» OBJECTIVE
In the data, extract each line that holds the string "with".

» SUPPLIED RECORDS
============

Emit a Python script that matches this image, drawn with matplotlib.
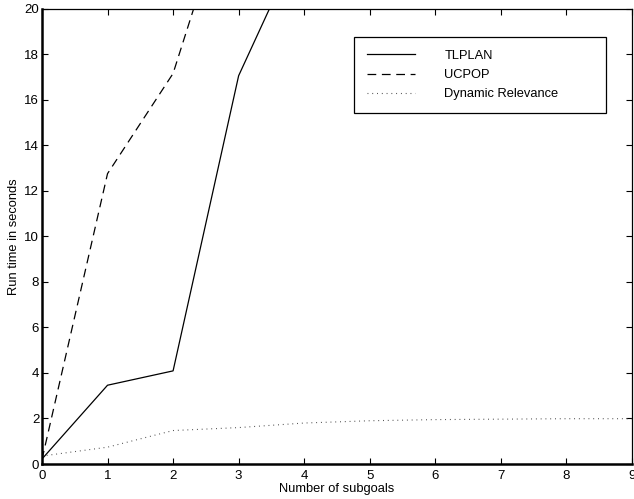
import numpy as np
import matplotlib
matplotlib.use("Agg")
import matplotlib.pyplot as plt

plt.rcParams['font.family'] = ['Liberation Sans', 'DejaVu Sans']

# data
subgoals = [0, 1, 2, 3, 4, 5, 6, 7, 8, 9]
tlplan_x = [0, 1, 2, 3, 4]
tlplan = [0.22, 3.46, 4.09, 17.05, 23.3]
ucpop_x = [0, 1, 2, 3]
ucpop = [0.2, 12.75, 17.15, 26.2]
dynrel = [0.35, 0.74, 1.47, 1.6, 1.8, 1.9, 1.95, 1.97, 1.99, 1.99]

fig = plt.figure(figsize=(6.34, 4.99), dpi=100)
ax = fig.add_axes([0.0662, 0.0701, 0.9306, 0.9128])

ax.plot(tlplan_x, tlplan, color='black', lw=0.9, label='TLPLAN')
ax.plot(ucpop_x, ucpop, color='black', lw=0.9, dashes=(7, 4.5), label='UCPOP')
ax.plot(subgoals, dynrel, color='#444444', lw=0.8, dashes=(0.8, 3.5), label='Dynamic Relevance')

ax.set_xlim(0, 9)
ax.set_ylim(0, 20)
ax.set_xticks(range(0, 10))
ax.set_yticks(range(0, 21, 2))
ax.tick_params(direction='in', length=4, width=0.8, top=True, right=True,
               labelsize=9.5)
ax.tick_params(axis='x', pad=4)
ax.tick_params(axis='y', pad=2)
for s in ['left', 'bottom']:
    ax.spines[s].set_linewidth(1.8)
for s in ['top', 'right']:
    ax.spines[s].set_linewidth(0.9)

ax.set_xlabel('Number of subgoals', fontsize=9.3, labelpad=1)
ax.set_ylabel('Run time in seconds', fontsize=9.3, labelpad=3)

leg = ax.legend(loc='upper left', bbox_to_anchor=(0.5288, 0.9374, 0.427, 0.0),
                mode='expand', fontsize=9.3,
                fancybox=False, framealpha=1, edgecolor='black',
                handlelength=3.7, handletextpad=2.3, borderpad=1.0,
                labelspacing=0.55, borderaxespad=0)
leg.get_frame().set_linewidth(0.9)

fig.savefig('out.png', dpi=100)
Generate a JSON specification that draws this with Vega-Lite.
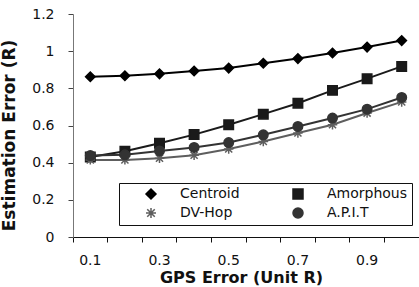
{
  "$schema": "https://vega.github.io/schema/vega-lite/v6.json",
  "autosize": {"type": "none"},
  "padding": {"left": 73, "top": 14, "right": 0, "bottom": 50},
  "width": 346,
  "height": 223,
  "config": {
    "view": {"stroke": null},
    "font": "DejaVu Sans",
    "axis": {"grid": false, "labelFont": "DejaVu Sans", "labelFontSize": 14, "labelColor": "#111", "titleFont": "DejaVu Sans", "titleFontSize": 16, "titleFontWeight": "bold", "titleColor": "#111"}
  },
  "data": {"values": [
    {"gps": "0.1", "series": "Centroid", "err": 0.862},
    {"gps": "0.2", "series": "Centroid", "err": 0.868},
    {"gps": "0.3", "series": "Centroid", "err": 0.878},
    {"gps": "0.4", "series": "Centroid", "err": 0.893},
    {"gps": "0.5", "series": "Centroid", "err": 0.909},
    {"gps": "0.6", "series": "Centroid", "err": 0.935},
    {"gps": "0.7", "series": "Centroid", "err": 0.96},
    {"gps": "0.8", "series": "Centroid", "err": 0.99},
    {"gps": "0.9", "series": "Centroid", "err": 1.022},
    {"gps": "1.0", "series": "Centroid", "err": 1.057},
    {"gps": "0.1", "series": "Amorphous", "err": 0.43},
    {"gps": "0.2", "series": "Amorphous", "err": 0.462},
    {"gps": "0.3", "series": "Amorphous", "err": 0.505},
    {"gps": "0.4", "series": "Amorphous", "err": 0.551},
    {"gps": "0.5", "series": "Amorphous", "err": 0.604},
    {"gps": "0.6", "series": "Amorphous", "err": 0.661},
    {"gps": "0.7", "series": "Amorphous", "err": 0.72},
    {"gps": "0.8", "series": "Amorphous", "err": 0.789},
    {"gps": "0.9", "series": "Amorphous", "err": 0.852},
    {"gps": "1.0", "series": "Amorphous", "err": 0.918},
    {"gps": "0.1", "series": "DV-Hop", "err": 0.415},
    {"gps": "0.2", "series": "DV-Hop", "err": 0.415},
    {"gps": "0.3", "series": "DV-Hop", "err": 0.424},
    {"gps": "0.4", "series": "DV-Hop", "err": 0.44},
    {"gps": "0.5", "series": "DV-Hop", "err": 0.474},
    {"gps": "0.6", "series": "DV-Hop", "err": 0.514},
    {"gps": "0.7", "series": "DV-Hop", "err": 0.56},
    {"gps": "0.8", "series": "DV-Hop", "err": 0.604},
    {"gps": "0.9", "series": "DV-Hop", "err": 0.667},
    {"gps": "1.0", "series": "DV-Hop", "err": 0.727},
    {"gps": "0.1", "series": "A.P.I.T", "err": 0.438},
    {"gps": "0.2", "series": "A.P.I.T", "err": 0.442},
    {"gps": "0.3", "series": "A.P.I.T", "err": 0.463},
    {"gps": "0.4", "series": "A.P.I.T", "err": 0.482},
    {"gps": "0.5", "series": "A.P.I.T", "err": 0.508},
    {"gps": "0.6", "series": "A.P.I.T", "err": 0.55},
    {"gps": "0.7", "series": "A.P.I.T", "err": 0.595},
    {"gps": "0.8", "series": "A.P.I.T", "err": 0.64},
    {"gps": "0.9", "series": "A.P.I.T", "err": 0.688},
    {"gps": "1.0", "series": "A.P.I.T", "err": 0.751}
  ]},
  "encoding": {
    "x": {
      "field": "gps", "type": "ordinal",
      "scale": {"type": "band", "paddingInner": 0, "paddingOuter": 0, "domain": ["0.1","0.2","0.3","0.4","0.5","0.6","0.7","0.8","0.9","1.0"]},
      "axis": {
        "title": "GPS Error  (Unit R)",
        "labelAngle": 0,
        "bandPosition": 0,
        "tickSize": 5,
        "tickColor": "#111",
        "domainColor": "#111",
        "labelPadding": 11,
        "labelExpr": "indexof(['0.1','0.3','0.5','0.7','0.9'], datum.label) >= 0 ? datum.label : ''",
        "titleBaseline": "alphabetic",
        "titleY": 45,
        "titleX": 168
      }
    },
    "y": {
      "field": "err", "type": "quantitative",
      "scale": {"domain": [0, 1.2], "nice": false},
      "axis": {
        "title": "Estimation Error  (R)",
        "values": [0, 0.2, 0.4, 0.6, 0.8, 1, 1.2],
        "format": "~g",
        "tickSize": 5,
        "tickColor": "#444",
        "domainColor": "#777",
        "labelPadding": 14,
        "titleBaseline": "alphabetic",
        "titleX": -59,
        "titleY": 121,
        "titleFontSize": 17
      }
    },
    "color": {
      "field": "series", "type": "nominal",
      "scale": {"domain": ["Centroid", "Amorphous", "DV-Hop", "A.P.I.T"], "range": ["#000000", "#1a1a1a", "#5e5e5e", "#333333"]},
      "legend": {
        "title": null,
        "orient": "none",
        "legendX": 46,
        "legendY": 169,
        "columns": 2,
        "direction": "horizontal",
        "columnPadding": 30,
        "rowPadding": 3,
        "padding": 4,
        "strokeColor": "#111",
        "fillColor": "#fff",
        "labelFont": "DejaVu Sans",
        "labelFontSize": 14,
        "labelColor": "#111",
        "labelOffset": 22,
        "symbolOffset": 21,
        "symbolSize": 100
      }
    }
  },
  "layer": [
    {
      "mark": {"type": "line", "strokeWidth": 2}
    },
    {
      "mark": {"type": "point", "filled": true, "opacity": 1, "strokeWidth": 1.5, "size": 90},
      "encoding": {
        "shape": {
          "field": "series", "type": "nominal",
          "scale": {"domain": ["Centroid", "Amorphous", "DV-Hop", "A.P.I.T"], "range": ["diamond", "square", "M-1,0L1,0M0,-1L0,1M-0.75,-0.75L0.75,0.75M-0.75,0.75L0.75,-0.75", "circle"]},
          "legend": null
        },
        "stroke": {"field": "series", "type": "nominal", "scale": {"domain": ["Centroid", "Amorphous", "DV-Hop", "A.P.I.T"], "range": ["#000000", "#1a1a1a", "#5e5e5e", "#333333"]}}
      }
    }
  ]
}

============

» ANSWER TO THE PROBLEM
Emit a Python script that matches this image, drawn with matplotlib.
Generate a JSON specification that draws this with Vega-Lite.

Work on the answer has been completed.